[begin SUPPLIED DATA]

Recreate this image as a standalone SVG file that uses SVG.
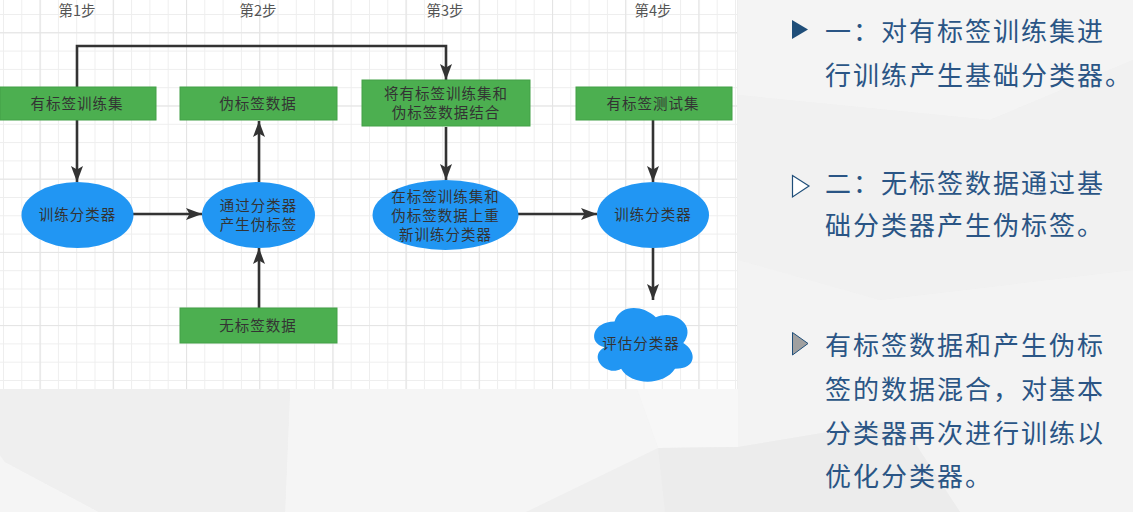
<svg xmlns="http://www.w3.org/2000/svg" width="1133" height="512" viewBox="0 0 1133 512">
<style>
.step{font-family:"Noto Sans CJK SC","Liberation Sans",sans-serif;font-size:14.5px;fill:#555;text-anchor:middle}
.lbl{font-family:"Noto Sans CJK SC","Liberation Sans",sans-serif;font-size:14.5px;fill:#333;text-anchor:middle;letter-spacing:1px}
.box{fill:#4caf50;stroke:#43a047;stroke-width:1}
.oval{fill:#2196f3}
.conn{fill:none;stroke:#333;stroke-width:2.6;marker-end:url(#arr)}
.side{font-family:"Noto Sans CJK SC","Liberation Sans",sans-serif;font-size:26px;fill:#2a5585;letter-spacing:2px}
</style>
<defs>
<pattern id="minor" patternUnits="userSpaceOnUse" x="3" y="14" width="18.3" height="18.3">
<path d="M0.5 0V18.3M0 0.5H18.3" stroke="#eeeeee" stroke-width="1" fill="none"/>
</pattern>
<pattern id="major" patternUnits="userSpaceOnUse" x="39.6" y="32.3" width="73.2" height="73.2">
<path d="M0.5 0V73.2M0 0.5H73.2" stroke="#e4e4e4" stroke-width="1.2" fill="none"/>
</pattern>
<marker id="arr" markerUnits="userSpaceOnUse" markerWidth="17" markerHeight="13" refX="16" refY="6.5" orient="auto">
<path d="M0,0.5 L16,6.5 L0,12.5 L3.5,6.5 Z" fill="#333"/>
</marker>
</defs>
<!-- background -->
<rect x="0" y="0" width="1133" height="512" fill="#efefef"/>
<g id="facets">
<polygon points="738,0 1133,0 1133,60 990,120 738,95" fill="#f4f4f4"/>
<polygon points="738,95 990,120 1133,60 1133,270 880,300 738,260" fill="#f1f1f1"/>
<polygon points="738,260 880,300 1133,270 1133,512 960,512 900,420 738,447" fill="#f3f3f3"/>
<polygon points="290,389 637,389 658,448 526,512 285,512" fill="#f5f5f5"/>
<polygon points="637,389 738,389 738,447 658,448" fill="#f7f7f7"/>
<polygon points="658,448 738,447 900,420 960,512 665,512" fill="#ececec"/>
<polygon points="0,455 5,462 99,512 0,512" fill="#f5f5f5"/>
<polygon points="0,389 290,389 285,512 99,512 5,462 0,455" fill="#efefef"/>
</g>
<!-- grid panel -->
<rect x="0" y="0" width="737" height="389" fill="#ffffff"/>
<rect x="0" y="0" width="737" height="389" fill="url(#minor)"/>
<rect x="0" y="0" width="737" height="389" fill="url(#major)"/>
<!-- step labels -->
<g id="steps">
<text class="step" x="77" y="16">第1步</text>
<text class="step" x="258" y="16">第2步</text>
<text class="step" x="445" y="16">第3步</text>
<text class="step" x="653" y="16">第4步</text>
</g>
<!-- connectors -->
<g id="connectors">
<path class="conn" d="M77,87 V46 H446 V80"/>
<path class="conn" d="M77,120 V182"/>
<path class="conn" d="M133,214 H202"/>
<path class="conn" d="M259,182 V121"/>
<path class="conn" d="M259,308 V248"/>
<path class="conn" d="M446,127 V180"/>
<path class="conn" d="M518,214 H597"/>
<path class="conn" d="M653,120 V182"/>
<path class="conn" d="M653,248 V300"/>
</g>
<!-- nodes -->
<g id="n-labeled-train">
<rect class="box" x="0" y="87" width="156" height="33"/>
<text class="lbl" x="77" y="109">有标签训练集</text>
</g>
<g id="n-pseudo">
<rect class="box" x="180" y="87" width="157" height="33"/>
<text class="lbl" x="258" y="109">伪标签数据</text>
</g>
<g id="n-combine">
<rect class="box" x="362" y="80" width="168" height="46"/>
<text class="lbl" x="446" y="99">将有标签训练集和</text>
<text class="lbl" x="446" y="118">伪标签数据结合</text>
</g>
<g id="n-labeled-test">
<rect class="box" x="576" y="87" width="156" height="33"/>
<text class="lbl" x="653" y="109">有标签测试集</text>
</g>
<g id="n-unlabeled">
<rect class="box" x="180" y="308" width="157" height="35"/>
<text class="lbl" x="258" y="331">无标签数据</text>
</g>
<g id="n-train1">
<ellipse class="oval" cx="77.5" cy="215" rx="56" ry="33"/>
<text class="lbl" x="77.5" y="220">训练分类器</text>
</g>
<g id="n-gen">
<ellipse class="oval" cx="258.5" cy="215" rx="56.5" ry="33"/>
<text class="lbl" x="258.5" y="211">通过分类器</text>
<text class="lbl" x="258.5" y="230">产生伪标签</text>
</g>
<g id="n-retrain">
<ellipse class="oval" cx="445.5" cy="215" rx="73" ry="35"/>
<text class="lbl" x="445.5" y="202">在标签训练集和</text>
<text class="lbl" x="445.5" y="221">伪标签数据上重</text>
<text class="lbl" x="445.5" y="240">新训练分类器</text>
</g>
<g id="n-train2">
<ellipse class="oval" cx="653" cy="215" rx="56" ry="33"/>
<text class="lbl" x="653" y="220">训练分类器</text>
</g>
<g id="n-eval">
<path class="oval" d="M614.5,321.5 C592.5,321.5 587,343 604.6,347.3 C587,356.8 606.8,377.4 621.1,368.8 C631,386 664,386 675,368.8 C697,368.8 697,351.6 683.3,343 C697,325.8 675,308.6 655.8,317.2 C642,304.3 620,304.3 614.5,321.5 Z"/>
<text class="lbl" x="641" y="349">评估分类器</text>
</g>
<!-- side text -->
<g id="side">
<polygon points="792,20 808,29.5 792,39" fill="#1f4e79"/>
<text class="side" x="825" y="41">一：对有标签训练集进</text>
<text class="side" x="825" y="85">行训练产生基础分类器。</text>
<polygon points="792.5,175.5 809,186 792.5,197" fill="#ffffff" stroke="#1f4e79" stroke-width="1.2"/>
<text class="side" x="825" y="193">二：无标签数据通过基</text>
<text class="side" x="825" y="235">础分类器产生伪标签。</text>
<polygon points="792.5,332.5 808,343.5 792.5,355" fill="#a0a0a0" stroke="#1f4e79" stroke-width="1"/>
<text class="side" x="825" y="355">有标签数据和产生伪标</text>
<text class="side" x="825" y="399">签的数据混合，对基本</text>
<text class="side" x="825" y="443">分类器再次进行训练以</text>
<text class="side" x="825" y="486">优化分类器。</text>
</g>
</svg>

[end SUPPLIED DATA]

## TO DO
Repeat the full listing above exactly, with no pictures in the copy.

## EXPECTED ANSWER
Recreate this image as a standalone SVG file that uses SVG.
<svg xmlns="http://www.w3.org/2000/svg" width="1133" height="512" viewBox="0 0 1133 512">
<style>
.step{font-family:"Noto Sans CJK SC","Liberation Sans",sans-serif;font-size:14.5px;fill:#555;text-anchor:middle}
.lbl{font-family:"Noto Sans CJK SC","Liberation Sans",sans-serif;font-size:14.5px;fill:#333;text-anchor:middle;letter-spacing:1px}
.box{fill:#4caf50;stroke:#43a047;stroke-width:1}
.oval{fill:#2196f3}
.conn{fill:none;stroke:#333;stroke-width:2.6;marker-end:url(#arr)}
.side{font-family:"Noto Sans CJK SC","Liberation Sans",sans-serif;font-size:26px;fill:#2a5585;letter-spacing:2px}
</style>
<defs>
<pattern id="minor" patternUnits="userSpaceOnUse" x="3" y="14" width="18.3" height="18.3">
<path d="M0.5 0V18.3M0 0.5H18.3" stroke="#eeeeee" stroke-width="1" fill="none"/>
</pattern>
<pattern id="major" patternUnits="userSpaceOnUse" x="39.6" y="32.3" width="73.2" height="73.2">
<path d="M0.5 0V73.2M0 0.5H73.2" stroke="#e4e4e4" stroke-width="1.2" fill="none"/>
</pattern>
<marker id="arr" markerUnits="userSpaceOnUse" markerWidth="17" markerHeight="13" refX="16" refY="6.5" orient="auto">
<path d="M0,0.5 L16,6.5 L0,12.5 L3.5,6.5 Z" fill="#333"/>
</marker>
</defs>
<!-- background -->
<rect x="0" y="0" width="1133" height="512" fill="#efefef"/>
<g id="facets">
<polygon points="738,0 1133,0 1133,60 990,120 738,95" fill="#f4f4f4"/>
<polygon points="738,95 990,120 1133,60 1133,270 880,300 738,260" fill="#f1f1f1"/>
<polygon points="738,260 880,300 1133,270 1133,512 960,512 900,420 738,447" fill="#f3f3f3"/>
<polygon points="290,389 637,389 658,448 526,512 285,512" fill="#f5f5f5"/>
<polygon points="637,389 738,389 738,447 658,448" fill="#f7f7f7"/>
<polygon points="658,448 738,447 900,420 960,512 665,512" fill="#ececec"/>
<polygon points="0,455 5,462 99,512 0,512" fill="#f5f5f5"/>
<polygon points="0,389 290,389 285,512 99,512 5,462 0,455" fill="#efefef"/>
</g>
<!-- grid panel -->
<rect x="0" y="0" width="737" height="389" fill="#ffffff"/>
<rect x="0" y="0" width="737" height="389" fill="url(#minor)"/>
<rect x="0" y="0" width="737" height="389" fill="url(#major)"/>
<!-- step labels -->
<g id="steps">
<text class="step" x="77" y="16">第1步</text>
<text class="step" x="258" y="16">第2步</text>
<text class="step" x="445" y="16">第3步</text>
<text class="step" x="653" y="16">第4步</text>
</g>
<!-- connectors -->
<g id="connectors">
<path class="conn" d="M77,87 V46 H446 V80"/>
<path class="conn" d="M77,120 V182"/>
<path class="conn" d="M133,214 H202"/>
<path class="conn" d="M259,182 V121"/>
<path class="conn" d="M259,308 V248"/>
<path class="conn" d="M446,127 V180"/>
<path class="conn" d="M518,214 H597"/>
<path class="conn" d="M653,120 V182"/>
<path class="conn" d="M653,248 V300"/>
</g>
<!-- nodes -->
<g id="n-labeled-train">
<rect class="box" x="0" y="87" width="156" height="33"/>
<text class="lbl" x="77" y="109">有标签训练集</text>
</g>
<g id="n-pseudo">
<rect class="box" x="180" y="87" width="157" height="33"/>
<text class="lbl" x="258" y="109">伪标签数据</text>
</g>
<g id="n-combine">
<rect class="box" x="362" y="80" width="168" height="46"/>
<text class="lbl" x="446" y="99">将有标签训练集和</text>
<text class="lbl" x="446" y="118">伪标签数据结合</text>
</g>
<g id="n-labeled-test">
<rect class="box" x="576" y="87" width="156" height="33"/>
<text class="lbl" x="653" y="109">有标签测试集</text>
</g>
<g id="n-unlabeled">
<rect class="box" x="180" y="308" width="157" height="35"/>
<text class="lbl" x="258" y="331">无标签数据</text>
</g>
<g id="n-train1">
<ellipse class="oval" cx="77.5" cy="215" rx="56" ry="33"/>
<text class="lbl" x="77.5" y="220">训练分类器</text>
</g>
<g id="n-gen">
<ellipse class="oval" cx="258.5" cy="215" rx="56.5" ry="33"/>
<text class="lbl" x="258.5" y="211">通过分类器</text>
<text class="lbl" x="258.5" y="230">产生伪标签</text>
</g>
<g id="n-retrain">
<ellipse class="oval" cx="445.5" cy="215" rx="73" ry="35"/>
<text class="lbl" x="445.5" y="202">在标签训练集和</text>
<text class="lbl" x="445.5" y="221">伪标签数据上重</text>
<text class="lbl" x="445.5" y="240">新训练分类器</text>
</g>
<g id="n-train2">
<ellipse class="oval" cx="653" cy="215" rx="56" ry="33"/>
<text class="lbl" x="653" y="220">训练分类器</text>
</g>
<g id="n-eval">
<path class="oval" d="M614.5,321.5 C592.5,321.5 587,343 604.6,347.3 C587,356.8 606.8,377.4 621.1,368.8 C631,386 664,386 675,368.8 C697,368.8 697,351.6 683.3,343 C697,325.8 675,308.6 655.8,317.2 C642,304.3 620,304.3 614.5,321.5 Z"/>
<text class="lbl" x="641" y="349">评估分类器</text>
</g>
<!-- side text -->
<g id="side">
<polygon points="792,20 808,29.5 792,39" fill="#1f4e79"/>
<text class="side" x="825" y="41">一：对有标签训练集进</text>
<text class="side" x="825" y="85">行训练产生基础分类器。</text>
<polygon points="792.5,175.5 809,186 792.5,197" fill="#ffffff" stroke="#1f4e79" stroke-width="1.2"/>
<text class="side" x="825" y="193">二：无标签数据通过基</text>
<text class="side" x="825" y="235">础分类器产生伪标签。</text>
<polygon points="792.5,332.5 808,343.5 792.5,355" fill="#a0a0a0" stroke="#1f4e79" stroke-width="1"/>
<text class="side" x="825" y="355">有标签数据和产生伪标</text>
<text class="side" x="825" y="399">签的数据混合，对基本</text>
<text class="side" x="825" y="443">分类器再次进行训练以</text>
<text class="side" x="825" y="486">优化分类器。</text>
</g>
</svg>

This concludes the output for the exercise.